Borovik did some of his growing up in the United States. It was time well spent, for he is a most hip young Soviet. While his employer, audience, subjects, and point of view are Soviet, he knows how to get an American's attention - mine, for certain - with echoes of Vietnam that either chill the blood or warm the heart, depending on your mood.

It is the rare war that is not accompanied by the spectacle of governments, armies and whole nations lying to themselves, at least at the start. Borovic relates the Soviet fantasies about purpose and progress in Afghanistan, which are absurdly faithful to the American model in Vietnam. Much talk of a quick war! The pre-glasnost press was cheerleading all the way.
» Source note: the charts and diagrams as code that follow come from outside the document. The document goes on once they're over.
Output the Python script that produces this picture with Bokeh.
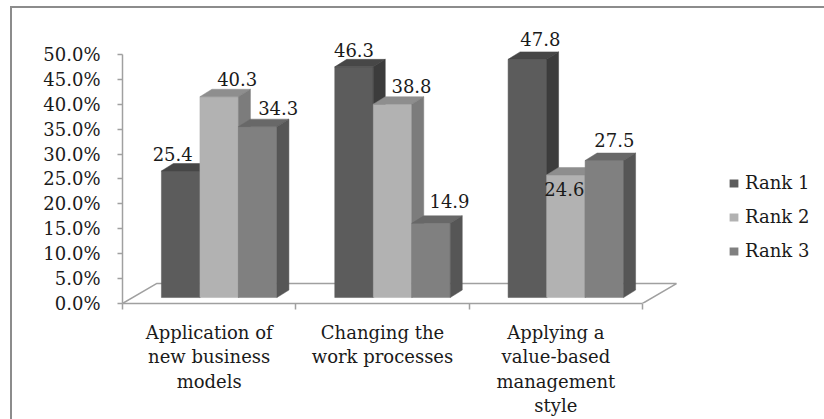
from bokeh.plotting import figure
from bokeh.models import (Range1d, FixedTicker, PrintfTickFormatter, Legend, LegendItem,
                          ColumnDataSource, InlineStyleSheet)
from bokeh.core.properties import value
from bokeh.embed import file_html
from bokeh.resources import INLINE

# ---------------- data ----------------
categories = ["Application of\nnew business\nmodels",
              "Changing the\nwork processes",
              "Applying a\nvalue-based\nmanagement\nstyle"]
series = ["Rank 1", "Rank 2", "Rank 3"]
rank1 = [25.4, 46.3, 47.8]
rank2 = [40.3, 38.8, 24.6]
rank3 = [34.3, 14.9, 27.5]
y_ticks = [0, 5, 10, 15, 20, 25, 30, 35, 40, 45, 50]

# ---------------- styles ----------------
FONT = "DejaVu Serif"
TXT = "#1a1a1a"
AX = "#a0a0a0"
front_c = ["#5c5c5c", "#b2b2b2", "#808080"]
top_c = ["#474747", "#8e8e8e", "#686868"]
side_c = ["#3c3c3c", "#7c7c7c", "#565656"]

PX_X = 520 / 3.0          # pixels per category unit
PX_Y = 5.0                # pixels per percent
FLOOR_DX, FLOOR_DY = 34 / PX_X, 20 / PX_Y
SHIFT_X, SHIFT_Y = 10 / PX_X, 6 / PX_Y
BAR_W = 38.5 / PX_X
BAR_DX, BAR_DY = 12 / PX_X, 7.5 / PX_Y

# per-label nudges in pixels (dx right, dy down)
label_nudge = [[(-8, -17), (18, -17.5), (20.5, -18.5)],
               [(0, -16.5), (19, -18), (18.5, -22)],
               [(13, -20), (-1.5, 14), (10, -20.5)]]

FRAME_L, FRAME_T, FRAME_B = 122, 20, 304
W, H = 824, 419

p = figure(width=W, height=H, output_backend="svg", toolbar_location=None,
           x_range=Range1d(0, (W - FRAME_L) / PX_X),
           y_range=Range1d(0, (FRAME_B - FRAME_T) / PX_Y),
           min_border_left=FRAME_L, min_border_right=0,
           min_border_top=FRAME_T, min_border_bottom=H - FRAME_B)
p.xgrid.visible = False
p.ygrid.visible = False
p.outline_line_color = None
p.background_fill_color = "white"
p.border_fill_color = "white"

# floor outline (front edge = x axis)
fx0, fx1 = 0, len(categories)
p.multi_line(xs=[[fx0, fx0 + FLOOR_DX, fx1 + FLOOR_DX, fx1]],
             ys=[[0, FLOOR_DY, FLOOR_DY, 0]], line_color=AX, line_width=1.5)

# 3D bars, one renderer per series (keeps left-to-right drawing order)
values = [rank1, rank2, rank3]
legend_items = []
lx, ly, ltxt = [], [], []
lxo, lyo = [], []
for j, vals in enumerate(values):
    xs, ys, cols = [], [], []
    for i, v in enumerate(vals):
        cx = i + 0.5 + SHIFT_X
        x0 = cx + (j - 1.5) * BAR_W
        x1 = x0 + BAR_W
        y0 = SHIFT_Y
        y1 = SHIFT_Y + v
        xs.append([x0, x1, x1, x0]); ys.append([y0, y0, y1, y1]); cols.append(front_c[j])
        xs.append([x0, x1, x1 + BAR_DX, x0 + BAR_DX]); ys.append([y1, y1, y1 + BAR_DY, y1 + BAR_DY]); cols.append(top_c[j])
        xs.append([x1, x1 + BAR_DX, x1 + BAR_DX, x1]); ys.append([y0, y0 + BAR_DY, y1 + BAR_DY, y1]); cols.append(side_c[j])
        lx.append((x0 + x1) / 2); ly.append(y1); ltxt.append(f"{v:.1f}")
        lxo.append(label_nudge[i][j][0]); lyo.append(label_nudge[i][j][1])
    src = ColumnDataSource(dict(xs=xs, ys=ys, c=cols))
    p.patches("xs", "ys", source=src, fill_color="c", line_color="c", line_width=0.5)
    # off-screen swatch used only for the legend
    dummy = p.quad(left=[-6], right=[-5], top=[-5], bottom=[-6],
                   fill_color=front_c[j], line_color=None)
    legend_items.append(LegendItem(label=series[j], renderers=[dummy]))

p.text(x=lx, y=ly, text=ltxt, x_offset=lxo, y_offset=lyo, text_align="center",
       text_baseline="middle", text_font=value(FONT), text_font_size="18px", text_color=TXT)

# y axis
ya = p.yaxis[0]
ya.ticker = FixedTicker(ticks=y_ticks, minor_ticks=[])
ya.formatter = PrintfTickFormatter(format="%.1f%%")
ya.bounds = (0, 50)
ya.axis_line_color = AX
ya.axis_line_width = 1.5
ya.major_tick_line_color = AX
ya.major_tick_line_width = 1.5
ya.major_tick_out = 5
ya.major_tick_in = 0
ya.minor_tick_line_color = None
ya.major_label_standoff = 17
ya.major_label_text_font = FONT
ya.major_label_text_font_size = "18px"
ya.major_label_text_color = TXT

# x axis
xa = p.xaxis[0]
xa.ticker = FixedTicker(ticks=[i + 0.5 for i in range(len(categories))],
                        minor_ticks=list(range(len(categories) + 1)))
xa.major_label_overrides = {i + 0.5: c for i, c in enumerate(categories)}
xa.bounds = (0, len(categories))
xa.axis_label = None
xa.axis_label_standoff = 0
xa.axis_line_color = AX
xa.axis_line_width = 1.5
xa.major_tick_line_color = None
xa.major_tick_out = 0
xa.major_tick_in = 0
xa.minor_tick_line_color = AX
xa.minor_tick_line_width = 1.5
xa.minor_tick_out = 6
xa.minor_tick_in = 0
xa.major_label_standoff = 12
xa.major_label_text_font = FONT
xa.major_label_text_font_size = "18px"
xa.major_label_text_color = TXT
xa.major_label_text_line_height = 1.17

# legend
legend = Legend(items=legend_items, location=(606, 42), orientation="vertical",
                label_text_font=FONT, label_text_font_size="18px", label_text_color=TXT,
                glyph_width=11, glyph_height=10, label_standoff=6, label_height=20,
                spacing=13, padding=0, margin=0, border_line_color=None,
                background_fill_alpha=0)
p.add_layout(legend)

# outer chart border (only top and left edges fall inside the picture)
p.stylesheets = [InlineStyleSheet(css="""
:host { position: relative; }
:host::after {
  content: ""; position: absolute; left: 10px; top: 6px; right: -20px; bottom: -20px;
  border-left: 2px solid #8c8c8c; border-top: 2px solid #8c8c8c;
  pointer-events: none; z-index: 10;
}
""")]

open("out.html", "w").write(file_html(p, INLINE))
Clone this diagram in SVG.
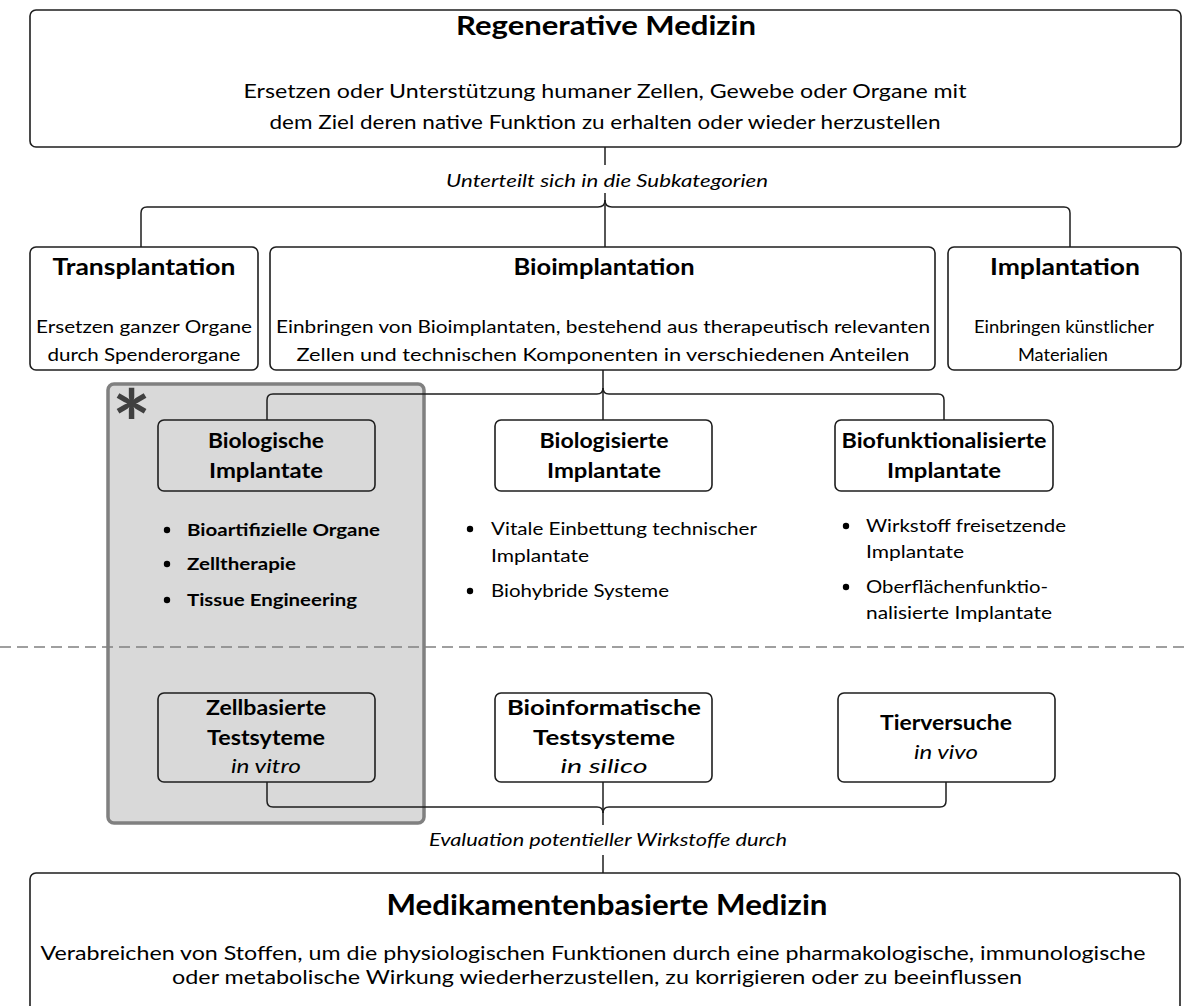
<svg xmlns="http://www.w3.org/2000/svg" width="1184" height="1006" viewBox="0 0 1184 1006">
<style>
.box{fill:#fff;stroke:#1e1e1e;stroke-width:1.6}
.tbox{fill:none;stroke:#1e1e1e;stroke-width:1.6}
.con{fill:none;stroke:#1e1e1e;stroke-width:1.5}
.t{font-family:Lato,"Liberation Sans",sans-serif;fill:#000}
.b{font-weight:bold}
.i{font-style:italic}
.c{text-anchor:middle}
.dot{fill:#000}
</style>
<rect width="1184" height="1006" fill="#fff"/>

<!-- gray highlight region -->
<g id="highlight">
<rect x="108" y="384" width="316" height="439" rx="6" fill="#d9d9d9" stroke="#808080" stroke-width="3.5"/>
<text class="t b" x="112" y="458" font-size="92" style="fill:#404040">*</text>
</g>

<!-- dashed separator -->
<line x1="0" y1="647" x2="1184" y2="647" stroke="#808080" stroke-width="1.6" stroke-dasharray="11 6"/>

<g id="connectors">
<path class="con" d="M605,147 V165"/>
<path class="con" d="M605,193 V247"/>
<path class="con" d="M605,200 Q605,207 598,207 H147 Q141,207 141,213 V247"/>
<path class="con" d="M605,200 Q605,207 612,207 H1064 Q1070,207 1070,213 V247"/>
<path class="con" d="M603,370 V420"/>
<path class="con" d="M603,388 Q603,394 597,394 H273 Q267,394 267,400 V420"/>
<path class="con" d="M603,388 Q603,394 609,394 H938 Q944,394 944,400 V420"/>
<path class="con" d="M603,782 V825"/>
<path class="con" d="M267,782 V801 Q267,807 273,807 H597 Q603,807 603,813"/>
<path class="con" d="M946,782 V801 Q946,807 940,807 H609 Q603,807 603,813"/>
<path class="con" d="M603,855 V873"/>
<text class="t i c" x="607" y="187" font-size="17" textLength="322" lengthAdjust="spacingAndGlyphs">Unterteilt sich in die Subkategorien</text>
<text class="t i c" x="608" y="846" font-size="17" textLength="358" lengthAdjust="spacingAndGlyphs">Evaluation potentieller Wirkstoffe durch</text>
</g>

<g id="regenerative-medizin">
<rect class="box" x="30" y="10" width="1151" height="137" rx="6"/>
<text class="t b c" x="606" y="35" font-size="26" textLength="300" lengthAdjust="spacingAndGlyphs">Regenerative Medizin</text>
<text class="t c" x="605" y="98" font-size="19.5" textLength="723" lengthAdjust="spacingAndGlyphs">Ersetzen oder Unterstützung humaner Zellen, Gewebe oder Organe mit</text>
<text class="t c" x="605" y="129" font-size="19.5" textLength="671" lengthAdjust="spacingAndGlyphs">dem Ziel deren native Funktion zu erhalten oder wieder herzustellen</text>
</g>

<g id="transplantation">
<rect class="box" x="30" y="247" width="228" height="123" rx="6"/>
<text class="t b c" x="144" y="275" font-size="22" textLength="183" lengthAdjust="spacingAndGlyphs">Transplantation</text>
<text class="t c" x="144" y="333" font-size="18" textLength="216" lengthAdjust="spacingAndGlyphs">Ersetzen ganzer Organe</text>
<text class="t c" x="144" y="361" font-size="18" textLength="193" lengthAdjust="spacingAndGlyphs">durch Spenderorgane</text>
</g>

<g id="bioimplantation">
<rect class="box" x="270" y="247" width="665" height="123" rx="6"/>
<text class="t b c" x="604" y="275" font-size="22" textLength="181" lengthAdjust="spacingAndGlyphs">Bioimplantation</text>
<text class="t c" x="603" y="333" font-size="18" textLength="654" lengthAdjust="spacingAndGlyphs">Einbringen von Bioimplantaten, bestehend aus therapeutisch relevanten</text>
<text class="t c" x="603" y="361" font-size="18" textLength="613" lengthAdjust="spacingAndGlyphs">Zellen und technischen Komponenten in verschiedenen Anteilen</text>
</g>

<g id="implantation">
<rect class="box" x="948" y="247" width="233" height="123" rx="6"/>
<text class="t b c" x="1065" y="275" font-size="22" textLength="150" lengthAdjust="spacingAndGlyphs">Implantation</text>
<text class="t c" x="1064" y="333" font-size="18" textLength="180" lengthAdjust="spacingAndGlyphs">Einbringen künstlicher</text>
<text class="t c" x="1063" y="361" font-size="18" textLength="90" lengthAdjust="spacingAndGlyphs">Materialien</text>
</g>

<g id="biologische-implantate">
<rect class="tbox" x="158" y="420" width="217" height="71" rx="6"/>
<text class="t b c" x="266" y="448" font-size="20" textLength="116" lengthAdjust="spacingAndGlyphs">Biologische</text>
<text class="t b c" x="266" y="478" font-size="20" textLength="114" lengthAdjust="spacingAndGlyphs">Implantate</text>
<circle class="dot" cx="167" cy="530" r="3.2"/>
<circle class="dot" cx="167" cy="564" r="3.2"/>
<circle class="dot" cx="167" cy="600" r="3.2"/>
<text class="t b" x="187" y="536" font-size="17" textLength="193" lengthAdjust="spacingAndGlyphs">Bioartifizielle Organe</text>
<text class="t b" x="187" y="570" font-size="17" textLength="109" lengthAdjust="spacingAndGlyphs">Zelltherapie</text>
<text class="t b" x="187" y="606" font-size="17" textLength="170" lengthAdjust="spacingAndGlyphs">Tissue Engineering</text>
</g>

<g id="biologisierte-implantate">
<rect class="box" x="495" y="420" width="217" height="71" rx="6"/>
<text class="t b c" x="604" y="448" font-size="20" textLength="129" lengthAdjust="spacingAndGlyphs">Biologisierte</text>
<text class="t b c" x="604" y="478" font-size="20" textLength="114" lengthAdjust="spacingAndGlyphs">Implantate</text>
<circle class="dot" cx="470" cy="529" r="3.2"/>
<circle class="dot" cx="470" cy="591" r="3.2"/>
<text class="t" x="491" y="535" font-size="17" textLength="266" lengthAdjust="spacingAndGlyphs">Vitale Einbettung technischer</text>
<text class="t" x="491" y="562" font-size="17" textLength="98" lengthAdjust="spacingAndGlyphs">Implantate</text>
<text class="t" x="491" y="597" font-size="17" textLength="178" lengthAdjust="spacingAndGlyphs">Biohybride Systeme</text>
</g>

<g id="biofunktionalisierte-implantate">
<rect class="box" x="835" y="420" width="218" height="71" rx="6"/>
<text class="t b c" x="944" y="448" font-size="20" textLength="205" lengthAdjust="spacingAndGlyphs">Biofunktionalisierte</text>
<text class="t b c" x="944" y="478" font-size="20" textLength="114" lengthAdjust="spacingAndGlyphs">Implantate</text>
<circle class="dot" cx="846" cy="526" r="3.2"/>
<circle class="dot" cx="846" cy="587" r="3.2"/>
<text class="t" x="866" y="532" font-size="17" textLength="200" lengthAdjust="spacingAndGlyphs">Wirkstoff freisetzende</text>
<text class="t" x="866" y="558" font-size="17" textLength="98" lengthAdjust="spacingAndGlyphs">Implantate</text>
<text class="t" x="866" y="593" font-size="17" textLength="182" lengthAdjust="spacingAndGlyphs">Oberflächenfunktio-</text>
<text class="t" x="866" y="619" font-size="17" textLength="186" lengthAdjust="spacingAndGlyphs">nalisierte Implantate</text>
</g>

<g id="zellbasierte-testsysteme">
<rect class="tbox" x="158" y="693" width="217" height="89" rx="6"/>
<text class="t b c" x="266" y="715" font-size="20" textLength="120" lengthAdjust="spacingAndGlyphs">Zellbasierte</text>
<text class="t b c" x="266" y="745" font-size="20" textLength="118" lengthAdjust="spacingAndGlyphs">Testsyteme</text>
<text class="t i c" x="266" y="773" font-size="20" textLength="70" lengthAdjust="spacingAndGlyphs">in vitro</text>
</g>

<g id="bioinformatische-testsysteme">
<rect class="box" x="495" y="693" width="217" height="89" rx="6"/>
<text class="t b c" x="604" y="715" font-size="20" textLength="194" lengthAdjust="spacingAndGlyphs">Bioinformatische</text>
<text class="t b c" x="604" y="745" font-size="20" textLength="142" lengthAdjust="spacingAndGlyphs">Testsysteme</text>
<text class="t i c" x="604" y="773" font-size="20" textLength="87" lengthAdjust="spacingAndGlyphs">in silico</text>
</g>

<g id="tierversuche">
<rect class="box" x="838" y="693" width="217" height="89" rx="6"/>
<text class="t b c" x="946" y="730" font-size="20" textLength="132" lengthAdjust="spacingAndGlyphs">Tierversuche</text>
<text class="t i c" x="946" y="759" font-size="20" textLength="64" lengthAdjust="spacingAndGlyphs">in vivo</text>
</g>

<g id="medikamentenbasierte-medizin">
<rect class="box" x="30" y="873" width="1150" height="150" rx="6"/>
<text class="t b c" x="607" y="915" font-size="29" textLength="441" lengthAdjust="spacingAndGlyphs">Medikamentenbasierte Medizin</text>
<text class="t c" x="593" y="960" font-size="19.5" textLength="1105" lengthAdjust="spacingAndGlyphs">Verabreichen von Stoffen, um die physiologischen Funktionen durch eine pharmakologische, immunologische</text>
<text class="t c" x="597" y="984" font-size="19.5" textLength="850" lengthAdjust="spacingAndGlyphs">oder metabolische Wirkung wiederherzustellen, zu korrigieren oder zu beeinflussen</text>
</g>
</svg>
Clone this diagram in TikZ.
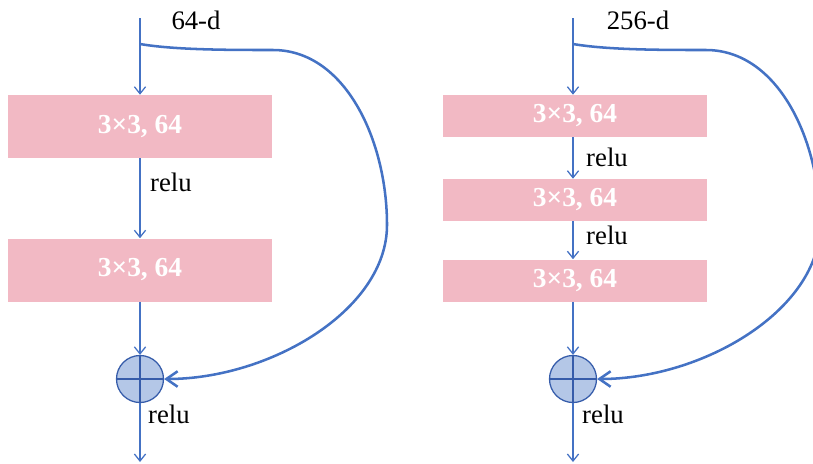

Bucking for promotion, field commanders and Soviet diplomats serving in the Kabul embassy supplied Moscow with foolish light-at-the-end-of-the-tunnel, progress-on-all-fronts reports on the war, even well after the truth was apparent to all.

For 35 years, the Red Army beavered away at preparations for general war on the plains of Central Europe, only to be brought low in the mountains of Afghanistan. The Soviets ``hot tested'' gaudy new weapons systems, indifferent to the overwhelming evidence that they brought the wrong shooting irons to the wrong war at the wrong time.

If one's parents had blat (clout), there was little to worry about when it came to Afghanistan, even if, freakishly, you wound up in that dreadful locale. The children of the nomenclatura sat out Afghanistan in the best universities, or otherwise wrangled military deferments and exemptions.

Borovic says that as in Vietnam, frustrated, embittered, and cynical soldiers turned for relief to hard drugs and strong drink, and as the war went really bad, routinely set off for combat stoned on hashish and vodka.

As in Vietnam, the intoxicants included air power, especially travel by helicopter, which entranced predatory crewmen and journalists alike with its witch's brew of mobility and beauty.

In Afghanistan, Soviet troops played low-brow cultural catchup with GI counterparts who fought America's first rock 'n' roll war in Vietnam. I was appalled to learn that Soviet ``grunts,'' at firebases and bivouacs, could not get their fill of Rambo and Bruce Lee karate videos.